The Sudden Demise of FlyEgypt

FlyEgypt, an established low-cost and charter airline based in Cairo, Egypt, has ceased operations and is now navigating through a complex legal and financial crisis. This airline, which began operations in 2014, reached its zenith by operating nine aircraft, largely serving the budget and tourist sectors. However, the airline’s journey took a downturn, culminating in massive debts and operational challenges. On October 21, 2024, FlyEgypt announced its intention to file for bankruptcy and canceled all scheduled flights, signaling a significant shift in its operational status.

Legal and Financial Stalemate with Egyptian Authorities

FlyEgypt’s path to bankruptcy has been obstructed by the Egyptian Civil Aviation Authority (ECAA), which has mandated the settlement of all outstanding debts before proceeding with the liquidation. The ECAA’s intervention followed FlyEgypt’s request to surrender its operating license and deregister its last operational aircraft, a Boeing 737-800. The legal complexities have escalated as the ECAA demands a comprehensive strategy for debt repayment, a condition that has led to a legal deadlock.

Among the major creditors are several Italian and German tour operators, local Egyptian businesses, Egypt’s National Air Navigation Services Company, various Egyptian airports, and a social security fund for employees. The specifics of the debt have not been publicly disclosed, adding to the uncertainties surrounding the airline’s obligations.

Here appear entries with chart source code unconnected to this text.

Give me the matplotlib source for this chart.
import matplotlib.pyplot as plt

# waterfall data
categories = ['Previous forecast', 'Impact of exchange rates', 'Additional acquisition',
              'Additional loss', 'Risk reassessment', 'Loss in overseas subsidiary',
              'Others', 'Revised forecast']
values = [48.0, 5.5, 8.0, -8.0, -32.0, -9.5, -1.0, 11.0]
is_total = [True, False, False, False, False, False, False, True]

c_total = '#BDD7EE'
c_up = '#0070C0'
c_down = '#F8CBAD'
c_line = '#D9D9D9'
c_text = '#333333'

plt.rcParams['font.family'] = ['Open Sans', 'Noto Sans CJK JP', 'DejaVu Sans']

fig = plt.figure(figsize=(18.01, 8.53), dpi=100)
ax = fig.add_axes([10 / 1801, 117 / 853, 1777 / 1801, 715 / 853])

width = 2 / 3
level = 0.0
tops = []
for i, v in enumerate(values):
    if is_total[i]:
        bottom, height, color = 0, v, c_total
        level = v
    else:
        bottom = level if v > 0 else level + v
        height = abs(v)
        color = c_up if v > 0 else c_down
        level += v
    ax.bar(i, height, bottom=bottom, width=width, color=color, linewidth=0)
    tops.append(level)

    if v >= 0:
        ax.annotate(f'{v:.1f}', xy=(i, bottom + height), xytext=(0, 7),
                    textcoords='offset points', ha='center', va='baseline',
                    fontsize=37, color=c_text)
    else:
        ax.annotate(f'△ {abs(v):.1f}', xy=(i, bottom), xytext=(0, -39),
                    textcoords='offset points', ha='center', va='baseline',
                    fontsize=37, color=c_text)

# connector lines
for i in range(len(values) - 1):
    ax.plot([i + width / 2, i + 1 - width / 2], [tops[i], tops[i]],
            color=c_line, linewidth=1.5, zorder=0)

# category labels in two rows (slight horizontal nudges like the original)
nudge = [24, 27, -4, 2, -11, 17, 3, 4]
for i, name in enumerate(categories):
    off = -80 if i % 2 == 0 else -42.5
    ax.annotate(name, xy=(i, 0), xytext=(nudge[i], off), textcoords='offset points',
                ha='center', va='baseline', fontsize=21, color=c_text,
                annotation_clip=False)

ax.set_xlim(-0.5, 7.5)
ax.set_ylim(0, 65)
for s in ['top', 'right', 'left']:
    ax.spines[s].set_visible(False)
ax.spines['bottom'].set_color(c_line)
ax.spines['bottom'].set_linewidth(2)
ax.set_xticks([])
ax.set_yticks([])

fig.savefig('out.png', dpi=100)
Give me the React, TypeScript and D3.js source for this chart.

Operational Impacts and Market Void

At the time of its operational cessation, FlyEgypt was managing a significantly reduced fleet, primarily a leased Boeing 737-800 registered as SU-TMN. This aircraft, which was 17.45 years old, had been leased from AerCap with an agreement extending till September 2027. Its final flight was from Jeddah to Cairo on September 20, 2024, after which it remained at Cairo International Airport for maintenance. The grounding of this aircraft marks a critical juncture in the airline’s operational capabilities.

FlyEgypt initially embarked on its journey in February 2015, focusing on routes between Cairo and Jeddah. The airline later expanded to include 21 routes across 19 destinations in 10 countries, connecting Europe, the Middle East, and Central Asia. The cessation of FlyEgypt’s operations leaves a gap in the market, particularly in the budget travel and tourist charter services to Egyptian Red Sea resorts such as Sharm El Sheikh and Hurghada.

Market Outlook and Future Prospects

The void left by FlyEgypt is poised to be filled by other carriers, as the market dynamics in Egypt have historically shown resilience with new or existing carriers stepping in to cover the gaps. The future landscape of Egyptian aviation will likely see adjustments as competitors realign their services to capture the former market share of FlyEgypt. However, the resolution of the ongoing legal and financial disputes will play a crucial role in determining the final outcome of this corporate saga.